20 Things That I Do When I'm Supposed To Be Doing Homework

20 Things That I Do When I'm Supposed To Be Doing Homework

Warning: reading this list is one of them.

We've all been there. It's midnight, you've been out all day, you finally sit down to do your work and right when you think that you're about to be productive you can't stop procrastinating. You feel bad and you remind yourself that you have a 9:00 a.m. class tomorrow and you need to get to work, but as hard as you try, it's no use. The procrastination train has long since left the station and there's no turning back. So, the next time that you find yourself perusing the internet at 2:00 a.m. when you're supposed to be writing your art history final, here's some inspiration in the form of 20 things that I do when I'm supposed to be doing my homework.

1. Write down all of my homework in my planner in assorted colors.

If it looks pretty, then I'll want to do it, right?

2. Check my Facebook newsfeed.

I also stalk random people on Facebook.

3. Look at Instagram.

I sometimes contemplate dropping out of school to work for New Fork City.

4. Take 3-7 Buzzfeed quizzes.

Apparently, I'm 52 percent Gryffindor!

5. Watch Netflix repeatedly for small periods of time.

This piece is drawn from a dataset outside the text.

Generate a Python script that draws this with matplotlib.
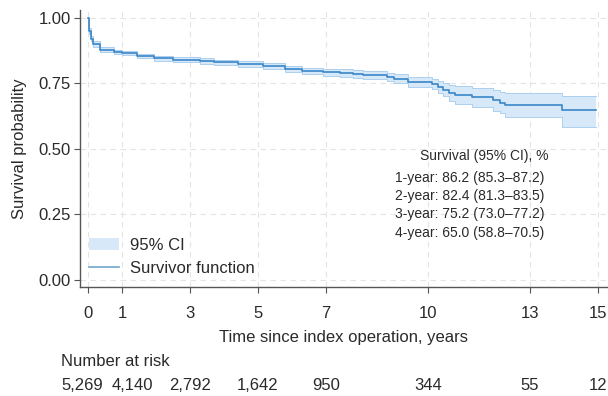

I convince myself each time that this break will work as a motivator to be productive.

6. Shop online.

I always fill my Brandy Melville shopping cart with 12 things that I'll never actually get around to ordering.

7. Text anyone who will respond.

This includes that one friend who I haven't talked to in over two years because at 2:00 a.m. everyone's a welcome distraction.

8. Ponder my life choices.

I picked a school that's on the quarter system. (Can you say "overload?")

9. Research 15 decent paying jobs that don’t require an undergraduate degree.

Don't worry mom and dad, I'm just kidding.

10. Swear to myself that I will be more productive tomorrow.

Somehow I actually convince myself that I will keep that promise tomorrow, unlike today.

11. Convince myself that a little break is OK!

I've been working really hard for the past five minutes.

12. Convince myself that nobody has it as rough as me and that I study so much.

Then I take one look at my engineer roommate and realize that's not true.

13. Calculate how many hours I have left to sleep if I finish my work in an hour.

Four and a half hours of sleep isn't enough for a growing girl. Who am I kidding, anyway? I can't finish a 10-page essay in an hour.

14. Pick a hangnail.

Then I curse myself for picking aforementioned hangnail.

15. Shamelessly go on www.Eonline.com.

Or, in other words, stalk the Kardashians and curse cruel fate for not giving me their lives.

16. Consider going to the gym.

Exercise helps the brain work. My health streak can start today!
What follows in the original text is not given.